Kiffin recently critiqued the unintended consequences of NIL and the transfer portal at SEC media days, but has regardless taken advantage of it. 

Bruce Newman/Jackson Clarion-Ledger/USA TODAY Network

26. Second-year head coaches with Cadillac jobs

Specifically, Brent Venables at Oklahoma, Marcus Freeman at Notre Dame and Dan Lanning at Oregon. All came up through the defensive coordinator ranks. All got big-ticket jobs heading into 2022 after the schools were jilted by their offensive-minded head coaches. Two of them (Venables and Freeman) underwhelmed while replacing elite coaches. One of them (Lanning) maintained the status quo while replacing a guy who is being paid a lot at Miami. Two of them (Lanning and Freeman) lost their offensive coordinators after last season. All of them have dipped into the transfer portal at quarterback.

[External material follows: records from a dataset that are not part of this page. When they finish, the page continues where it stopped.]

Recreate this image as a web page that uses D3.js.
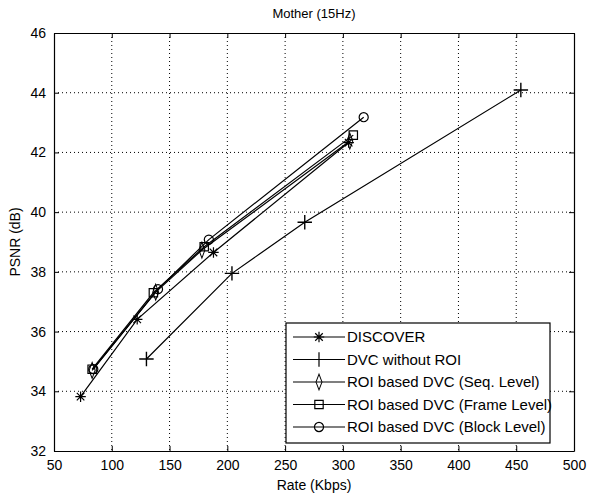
<!DOCTYPE html>
<html>
<head>
<meta charset="utf-8">
<script src="https://cdn.jsdelivr.net/npm/d3@7"></script>
<style>
  body { margin: 0; background: #fff; }
  text { font-family: "Liberation Sans", Arial, sans-serif; fill: #000; }
</style>
</head>
<body>
<script>
// Chart data
var seriesNames = ["DISCOVER", "DVC without ROI", "ROI based DVC (Seq. Level)",
  "ROI based DVC (Frame Level)", "ROI based DVC (Block Level)"];
var seriesMarkers = ["asterisk", "plus", "diamond", "square", "circle"];

var discoverRate = [73, 122, 188, 305];
var discoverPsnr = [33.82, 36.41, 38.65, 42.33];
var noRoiRate = [130, 204, 267, 454];
var noRoiPsnr = [35.08, 37.95, 39.66, 44.09];
var seqRate = [83, 138, 178, 306];
var seqPsnr = [34.7, 37.32, 38.73, 42.38];
var frameRate = [83, 136, 180, 309];
var framePsnr = [34.74, 37.3, 38.84, 42.58];
var blockRate = [84, 140, 184, 318];
var blockPsnr = [34.74, 37.42, 39.08, 43.18];

var xTicks = [50, 100, 150, 200, 250, 300, 350, 400, 450, 500];
var yTicks = [32, 34, 36, 38, 40, 42, 44, 46];

var allRates = [discoverRate, noRoiRate, seqRate, frameRate, blockRate];
var allPsnr = [discoverPsnr, noRoiPsnr, seqPsnr, framePsnr, blockPsnr];

// Define SVG area dimensions
var svgWidth = 590;
var svgHeight = 496;
var chartMargin = { top: 33, right: 16, bottom: 45, left: 54 };
var chartWidth = svgWidth - chartMargin.left - chartMargin.right;
var chartHeight = svgHeight - chartMargin.top - chartMargin.bottom;

var svg = d3.select("body").append("svg")
  .attr("width", svgWidth)
  .attr("height", svgHeight);

var chartGroup = svg.append("g")
  .attr("transform", `translate(${chartMargin.left}, ${chartMargin.top})`);

var xScale = d3.scaleLinear().domain([50, 500]).range([0, chartWidth]);
var yScale = d3.scaleLinear().domain([32, 46]).range([chartHeight, 0]);

// dotted grid
chartGroup.append("g").selectAll("line")
  .data(xTicks.slice(1, -1)).enter().append("line")
  .attr("x1", d => xScale(d)).attr("x2", d => xScale(d))
  .attr("y1", 0).attr("y2", chartHeight)
  .attr("stroke", "#000").attr("stroke-width", 1).attr("stroke-dasharray", "1,3");
chartGroup.append("g").selectAll("line")
  .data(yTicks.slice(1, -1)).enter().append("line")
  .attr("y1", d => yScale(d)).attr("y2", d => yScale(d))
  .attr("x1", 0).attr("x2", chartWidth)
  .attr("stroke", "#000").attr("stroke-width", 1).attr("stroke-dasharray", "1,3");

// axes, ticks pointing inward
var bottomAxis = d3.axisBottom(xScale).tickValues(xTicks).tickSizeInner(-5).tickSizeOuter(0).tickPadding(9);
var topAxis = d3.axisTop(xScale).tickValues(xTicks).tickSizeInner(-5).tickSizeOuter(0).tickFormat("");
var leftAxis = d3.axisLeft(yScale).tickValues(yTicks).tickSizeInner(-5).tickSizeOuter(0).tickPadding(8);
var rightAxis = d3.axisRight(yScale).tickValues(yTicks).tickSizeInner(-5).tickSizeOuter(0).tickFormat("");

chartGroup.append("g").attr("transform", `translate(0, ${chartHeight})`).call(bottomAxis);
chartGroup.append("g").call(topAxis);
chartGroup.append("g").call(leftAxis);
chartGroup.append("g").attr("transform", `translate(${chartWidth}, 0)`).call(rightAxis);

chartGroup.selectAll(".domain").attr("stroke", "#000").attr("stroke-width", 1.2);
chartGroup.selectAll(".tick line").attr("stroke", "#000");
chartGroup.selectAll(".tick text").style("font-size", "14px").attr("fill", "#000");

// MATLAB style '*' marker: a plus and a cross together
var matlabStar = {
  draw: function(context, size) {
    var r = Math.sqrt(size) / 2;
    var d = r * 0.72;
    context.moveTo(-r, 0); context.lineTo(r, 0);
    context.moveTo(0, -r); context.lineTo(0, r);
    context.moveTo(-d, -d); context.lineTo(d, d);
    context.moveTo(-d, d); context.lineTo(d, -d);
  }
};

function symbolFor(name) {
  var sym = {
    asterisk: matlabStar,
    plus: d3.symbolPlus,
    diamond: d3.symbolDiamond,
    square: d3.symbolSquare,
    circle: d3.symbolCircle
  }[name];
  var size = { asterisk: 110, plus: 70, diamond: 55, square: 70, circle: 65 }[name];
  return d3.symbol().type(sym).size(size)();
}

var line = d3.line()
  .x(d => xScale(d[0]))
  .y(d => yScale(d[1]));

allRates.forEach(function(rates, i) {
  var pts = rates.map((r, j) => [r, allPsnr[i][j]]);
  chartGroup.append("path")
    .datum(pts)
    .attr("d", line)
    .attr("fill", "none")
    .attr("stroke", "#000")
    .attr("stroke-width", 1.2);
  var m = seriesMarkers[i];
  chartGroup.append("g").selectAll("path")
    .data(pts).enter().append("path")
    .attr("d", symbolFor(m))
    .attr("transform", d => `translate(${xScale(d[0])}, ${yScale(d[1])})` + (m === "diamond" ? " scale(0.75,1.15)" : ""))
    .attr("fill", "none")
    .attr("stroke", "#000")
    .attr("stroke-width", m === "plus" ? 1.4 : 1.2);
});

// legend
var legend = svg.append("g").attr("transform", "translate(286, 323)");
legend.append("rect")
  .attr("width", 264).attr("height", 120)
  .attr("fill", "#fff").attr("stroke", "#000").attr("stroke-width", 1.2);

seriesNames.forEach(function(name, i) {
  var row = legend.append("g").attr("transform", `translate(0, ${14 + i * 22.5})`);
  row.append("line").attr("x1", 7).attr("x2", 59).attr("y1", 0).attr("y2", 0)
    .attr("stroke", "#000").attr("stroke-width", 1.2);
  var m = seriesMarkers[i];
  row.append("path")
    .attr("d", symbolFor(m))
    .attr("transform", "translate(33, 0)" + (m === "diamond" ? " scale(0.75,1.15)" : ""))
    .attr("fill", "none").attr("stroke", "#000").attr("stroke-width", 1.2);
  row.append("text").attr("x", 61).attr("y", 5)
    .style("font-size", "15px").text(name);
});

// title and axis labels
svg.append("text")
  .attr("x", chartMargin.left + chartWidth / 2).attr("y", 18)
  .attr("text-anchor", "middle").style("font-size", "13px")
  .text("Mother (15Hz)");

svg.append("text")
  .attr("x", chartMargin.left + chartWidth / 2).attr("y", 490)
  .attr("text-anchor", "middle").style("font-size", "14px")
  .text("Rate (Kbps)");

svg.append("text")
  .attr("transform", `translate(20, ${chartMargin.top + chartHeight / 2}) rotate(-90)`)
  .attr("text-anchor", "middle").style("font-size", "14px")
  .text("PSNR (dB)");
</script>
</body>
</html>
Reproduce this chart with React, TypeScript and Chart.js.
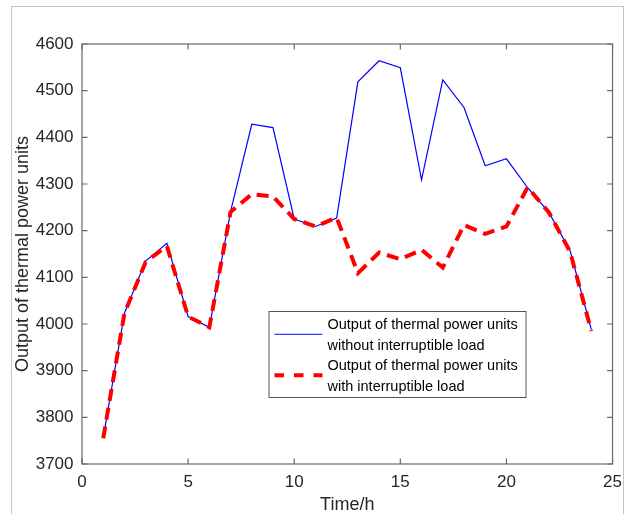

All of them are high-powered recruiters who stand a good chance of loading their rosters and—eventually—winning big.

Just missed the list

Tom Herman, Florida Atlantic; Zach Arnett, Mississippi State; Joey McGuire, Texas Tech; Neal Brown, West Virginia; Jeff Brohm, Louisville; Mike Elko, Duke; Josh Heupel, Tennessee; Jonathan Smith, Oregon State; Andy Avalos, Boise State; Jamey Chadwell, Liberty; Kirk Ferentz, Iowa; Kyle Whittingham, Utah; Ryan Walters, Purdue; Jason Candle, Toledo; Chris Klieman, Kansas State; Lance Leipold, Kansas; Jeff Monken, Army.